- _EXERCISE_: List every line below containing "matplotlib".

- _SOURCE EXCERPT_:

------------

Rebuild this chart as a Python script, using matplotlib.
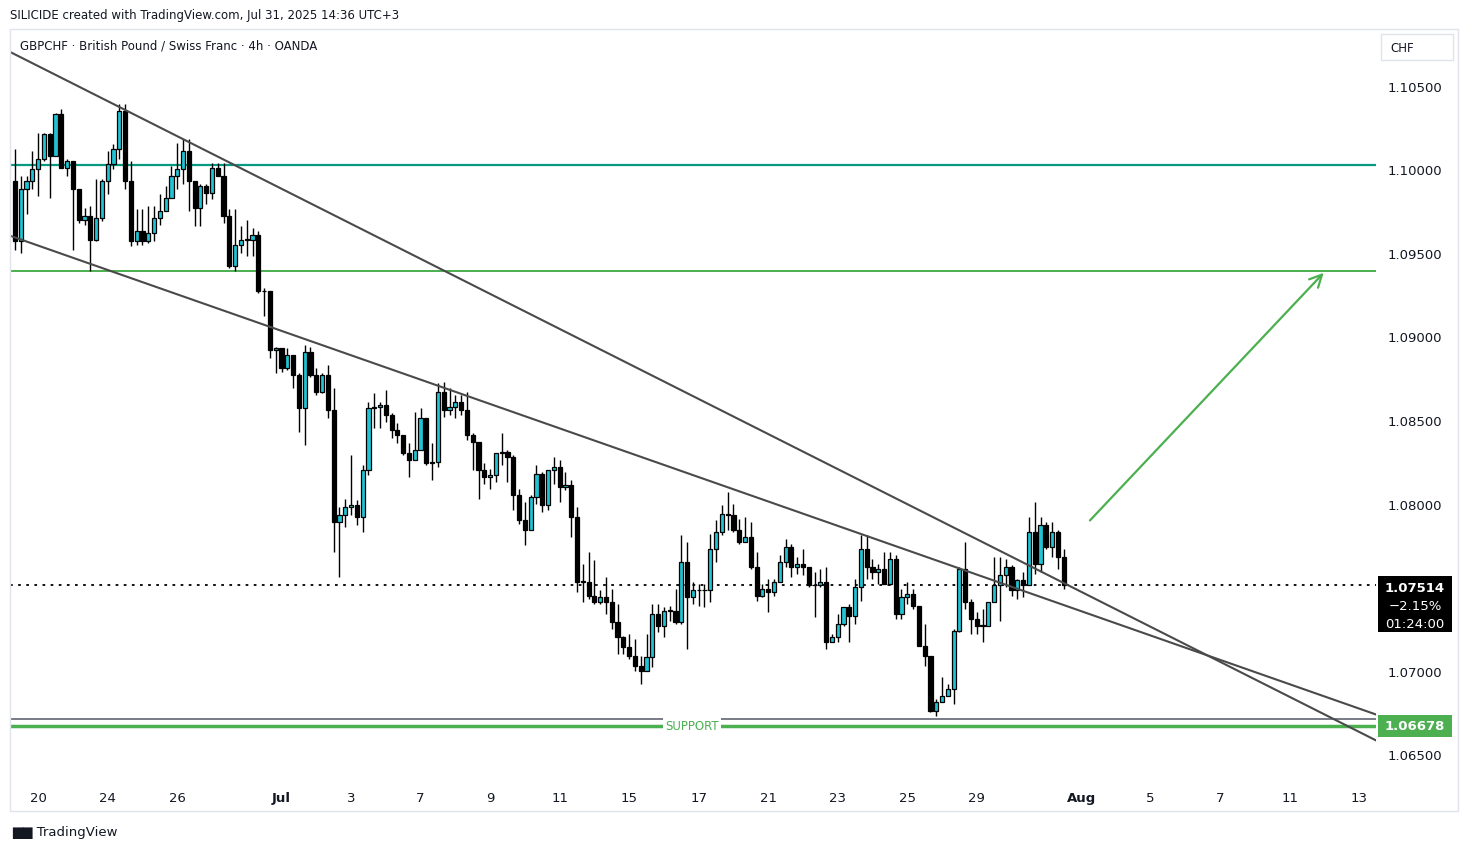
import numpy as np
import matplotlib
matplotlib.use("Agg")
import matplotlib.pyplot as plt
from matplotlib.patches import Rectangle

first_open = 1.0993
close = [1.0957,1.0988,1.0993,1.1000,1.1006,1.1021,1.1008,1.1033,1.1001,1.1005,
 1.0988,1.0970,1.0972,1.0958,1.0971,1.0993,1.1003,1.1012,1.1035,1.0993,
 1.0957,1.0963,1.0957,1.0962,1.0971,1.0975,1.0983,1.0996,1.1000,1.1011,
 1.0993,1.0977,1.0990,1.0986,1.1001,1.0996,1.0972,1.0942,1.0955,1.0958,
 1.0958,1.0961,1.0927,1.0927,1.0892,1.0893,1.0881,1.0889,1.0877,1.0857,
 1.0891,1.0877,1.0867,1.0877,1.0856,1.0789,1.0793,1.0798,1.0799,1.0792,
 1.0820,1.0857,1.0858,1.0859,1.0853,1.0844,1.0841,1.0830,1.0826,1.0832,
 1.0851,1.0824,1.0825,1.0867,1.0856,1.0858,1.0861,1.0856,1.0841,1.0837,
 1.0820,1.0816,1.0817,1.0830,1.0831,1.0828,1.0805,1.0790,1.0784,1.0804,
 1.0818,1.0799,1.0820,1.0822,1.0810,1.0811,1.0792,1.0753,1.0753,1.0745,
 1.0741,1.0744,1.0741,1.0729,1.0720,1.0714,1.0709,1.0703,1.0700,1.0708,
 1.0734,1.0727,1.0736,1.0736,1.0729,1.0765,1.0744,1.0748,1.0748,1.0748,
 1.0773,1.0783,1.0794,1.0793,1.0784,1.0777,1.0780,1.0762,1.0745,1.0749,
 1.0747,1.0753,1.0765,1.0774,1.0762,1.0764,1.0762,1.0751,1.0751,1.0753,
 1.0717,1.0720,1.0728,1.0738,1.0733,1.0750,1.0773,1.0762,1.0759,1.0761,
 1.0752,1.0767,1.0734,1.0744,1.0746,1.0739,1.0715,1.0709,1.0676,1.0681,
 1.0685,1.0689,1.0724,1.0761,1.0741,1.0731,1.0727,1.0727,1.0741,1.0751,
 1.0757,1.0762,1.0748,1.0754,1.0751,1.0783,1.0764,1.0787,1.0774,1.0783,
 1.0768,1.07514]
high = [1.1012,1.0996,1.0996,1.1011,1.1022,1.1022,1.1022,1.1034,1.1036,1.1006,
 1.0992,1.0988,1.0977,1.0978,1.0994,1.0994,1.1011,1.1015,1.1039,1.1039,
 1.1005,1.0976,1.0976,1.0978,1.0978,1.0985,1.0990,1.1002,1.1016,1.1018,
 1.1018,1.0993,1.0991,1.0991,1.1004,1.1004,1.1004,1.0976,1.0976,1.0966,
 1.0970,1.0965,1.0963,1.0929,1.0927,1.0894,1.0893,1.0893,1.0889,1.0878,
 1.0895,1.0894,1.0881,1.0878,1.0883,1.0869,1.0798,1.0803,1.0829,1.0802,
 1.0823,1.0861,1.0866,1.0861,1.0868,1.0854,1.0848,1.0841,1.0836,1.0855,
 1.0857,1.0836,1.0836,1.0872,1.0873,1.0869,1.0865,1.0865,1.0867,1.0842,
 1.0837,1.0824,1.0821,1.0830,1.0842,1.0832,1.0829,1.0809,1.0801,1.0805,
 1.0823,1.0819,1.0820,1.0828,1.0826,1.0819,1.0814,1.0798,1.0764,1.0771,
 1.0766,1.0748,1.0756,1.0749,1.0740,1.0721,1.0722,1.0719,1.0709,1.0722,
 1.0740,1.0740,1.0738,1.0739,1.0749,1.0781,1.0777,1.0753,1.0752,1.0752,
 1.0782,1.0790,1.0799,1.0807,1.0800,1.0791,1.0792,1.0789,1.0771,1.0752,
 1.0755,1.0755,1.0769,1.0779,1.0776,1.0768,1.0773,1.0761,1.0759,1.0761,
 1.0762,1.0722,1.0734,1.0738,1.0740,1.0755,1.0781,1.0781,1.0767,1.0764,
 1.0771,1.0771,1.0769,1.0749,1.0753,1.0749,1.0728,1.0728,1.0709,1.0683,
 1.0696,1.0692,1.0725,1.0762,1.0777,1.0743,1.0735,1.0737,1.0741,1.0768,
 1.0768,1.0767,1.0763,1.0755,1.0759,1.0792,1.0801,1.0792,1.0789,1.0789,
 1.0784,1.0773]
low = [1.0952,1.0950,1.0973,1.0988,1.0984,1.1005,1.0983,1.1008,1.1001,1.0996,
 1.0952,1.0968,1.0967,1.0939,1.0957,1.0969,1.0985,1.1000,1.1006,1.0988,
 1.0954,1.0955,1.0955,1.0956,1.0957,1.0967,1.0975,1.0983,1.0988,1.0991,
 1.0975,1.0966,1.0966,1.0979,1.0982,1.0996,1.0968,1.0941,1.0939,1.0950,
 1.0948,1.0948,1.0926,1.0912,1.0887,1.0878,1.0879,1.0880,1.0869,1.0843,
 1.0835,1.0876,1.0865,1.0866,1.0851,1.0771,1.0756,1.0786,1.0793,1.0787,
 1.0783,1.0817,1.0845,1.0845,1.0849,1.0839,1.0836,1.0829,1.0816,1.0827,
 1.0834,1.0823,1.0814,1.0822,1.0852,1.0853,1.0851,1.0853,1.0838,1.0820,
 1.0803,1.0812,1.0809,1.0813,1.0823,1.0813,1.0796,1.0788,1.0775,1.0787,
 1.0800,1.0795,1.0796,1.0812,1.0801,1.0808,1.0780,1.0747,1.0741,1.0743,
 1.0740,1.0740,1.0734,1.0725,1.0710,1.0710,1.0707,1.0700,1.0692,1.0700,
 1.0702,1.0723,1.0720,1.0730,1.0728,1.0728,1.0713,1.0740,1.0739,1.0738,
 1.0741,1.0765,1.0781,1.0784,1.0783,1.0776,1.0777,1.0761,1.0742,1.0744,
 1.0735,1.0745,1.0753,1.0762,1.0756,1.0758,1.0757,1.0750,1.0732,1.0750,
 1.0713,1.0717,1.0717,1.0727,1.0717,1.0728,1.0742,1.0755,1.0755,1.0752,
 1.0752,1.0751,1.0731,1.0731,1.0740,1.0737,1.0715,1.0703,1.0675,1.0673,
 1.0683,1.0685,1.0680,1.0723,1.0737,1.0722,1.0722,1.0717,1.0728,1.0742,
 1.0730,1.0750,1.0745,1.0743,1.0744,1.0751,1.0758,1.0759,1.0773,1.0768,
 1.0761,1.0749]

tick_dates = ["2025-06-20","2025-06-24","2025-06-26","2025-07-01","2025-07-03","2025-07-07",
              "2025-07-09","2025-07-11","2025-07-15","2025-07-17","2025-07-21","2025-07-23",
              "2025-07-25","2025-07-29","2025-08-01","2025-08-05","2025-08-07","2025-08-11","2025-08-13"]
tick_labels = ["20","24","26","Jul","3","7","9","11","15","17","21","23","25","29","Aug","5","7","11","13"]
price_ticks = [1.065,1.070,1.080,1.085,1.090,1.095,1.100,1.105]

resistance_1 = 1.10027
resistance_2 = 1.09393
support_grey = 1.06712
support = 1.06672
upper_trend = (-0.86, 1.10703, 234.9, 1.06583)
lower_trend = (-0.86, 1.09603, 234.9, 1.06738)
arrow_from = (185.2, 1.07887)
arrow_to = (226.2, 1.09393)
last_price = 1.07514

W, H = 1468, 853
fig = plt.figure(figsize=(W/100, H/100), dpi=100)
ax = fig.add_axes([10/W, 1-782/H, (1376-10)/W, (782-30)/H])

c = np.array(close); hi = np.array(high); lo = np.array(low)
o = np.concatenate([[first_open], c[:-1]])
x = np.arange(len(c))
up = c >= o
hi2 = np.maximum(hi, np.maximum(o, c)); lo2 = np.minimum(lo, np.minimum(o, c))
ax.vlines(x, lo2, hi2, color="black", lw=1, zorder=3)
bot = np.minimum(o, c); ht = np.maximum(np.abs(c - o), 0.00004)
ax.bar(x, ht, bottom=bot, width=0.72, color=np.where(up, "#22c3d4", "black"),
       edgecolor="black", linewidth=0.9, zorder=4)

xmin, xmax = -0.86, 234.9
ax.set_xlim(xmin, xmax)
ax.set_ylim(1.0634, 1.1084)
ax.axhline(resistance_1, color="#089981", lw=1.6, zorder=2)
ax.axhline(resistance_2, color="#4caf50", lw=1.4, zorder=2)
ax.axhline(support_grey, color="#787b86", lw=1.4, zorder=2)
ax.axhline(support, color="#4caf50", lw=2.5, zorder=2)
ax.axhline(last_price, color="black", lw=1.3, ls=(0, (1.5, 3)), zorder=2)
for t in (upper_trend, lower_trend):
    ax.plot([t[0], t[2]], [t[1], t[3]], color="#4a4a4a", lw=1.5, zorder=5)
ax.annotate("", xy=arrow_to, xytext=arrow_from,
            arrowprops=dict(arrowstyle="->", color="#4caf50", lw=1.6, mutation_scale=22))
ax.text(116.8, support, "SUPPORT", color="#4caf50", fontsize=8.5, ha="center", va="center",
        bbox=dict(facecolor="white", edgecolor="none", pad=1.5), zorder=6)

pos = [4 + 6*int(np.busday_count("2025-06-20", d)) for d in tick_dates]
ax.set_xticks(pos)
ax.set_xticklabels(tick_labels)
for lbl, t in zip(ax.get_xticklabels(), tick_labels):
    if t in ("Jul", "Aug"):
        lbl.set_fontweight("bold")
ax.yaxis.tick_right()
ax.set_yticks(price_ticks)
ax.set_yticklabels([f"{p:.5f}" for p in price_ticks])
ax.tick_params(axis="both", length=0, labelsize=9.5, colors="#131722")
ax.tick_params(axis="x", pad=7)
ax.tick_params(axis="y", pad=8)
for s in ax.spines.values():
    s.set_visible(False)

fig.patches.append(Rectangle((10/W, 1-812/H), 1448/W, 782/H, transform=fig.transFigure,
                             fill=False, edgecolor="#e0e3eb", lw=1))
fig.patches.append(Rectangle((1378/W, 1-633/H), 74/W, 56/H, transform=fig.transFigure,
                             facecolor="black", edgecolor="none"))
fig.text(1415/W, 1-588/H, f"{last_price:.5f}", color="white", fontsize=9.5, fontweight="bold", ha="center", va="center")
fig.text(1415/W, 1-606/H, "\u22122.15%", color="white", fontsize=9.5, ha="center", va="center")
fig.text(1415/W, 1-624/H, "01:24:00", color="white", fontsize=9.5, ha="center", va="center")
fig.patches.append(Rectangle((1378/W, 1-738/H), 74/W, 22/H, transform=fig.transFigure,
                             facecolor="#4caf50", edgecolor="none"))
fig.text(1415/W, 1-727/H, "1.06678", color="white", fontsize=9.5, fontweight="bold", ha="center", va="center")
fig.patches.append(Rectangle((1381/W, 1-61/H), 72/W, 26/H, transform=fig.transFigure,
                             fill=False, edgecolor="#e0e3eb", lw=1))
fig.text(1390/W, 1-48/H, "CHF", color="#131722", fontsize=8.5, ha="left", va="center")

fig.text(10/W, 1-16/H, "SILICIDE created with TradingView.com, Jul 31, 2025 14:36 UTC+3",
         fontsize=8.5, color="#131722", va="center")
fig.text(20/W, 1-46/H, "GBPCHF \u00b7 British Pound / Swiss Franc \u00b7 4h \u00b7 OANDA",
         fontsize=8.5, color="#131722", va="center")
fig.text(12/W, 1-833/H, "\u2587\u2587 TradingView", fontsize=9.5, color="#131722", va="center")

fig.savefig("out.png", dpi=100)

------------

- _RESPONSE FOR THIS EXERCISE_:
Rebuild this chart as a Python script, using matplotlib.
import matplotlib
matplotlib.use("Agg")
import matplotlib.pyplot as plt
from matplotlib.patches import Rectangle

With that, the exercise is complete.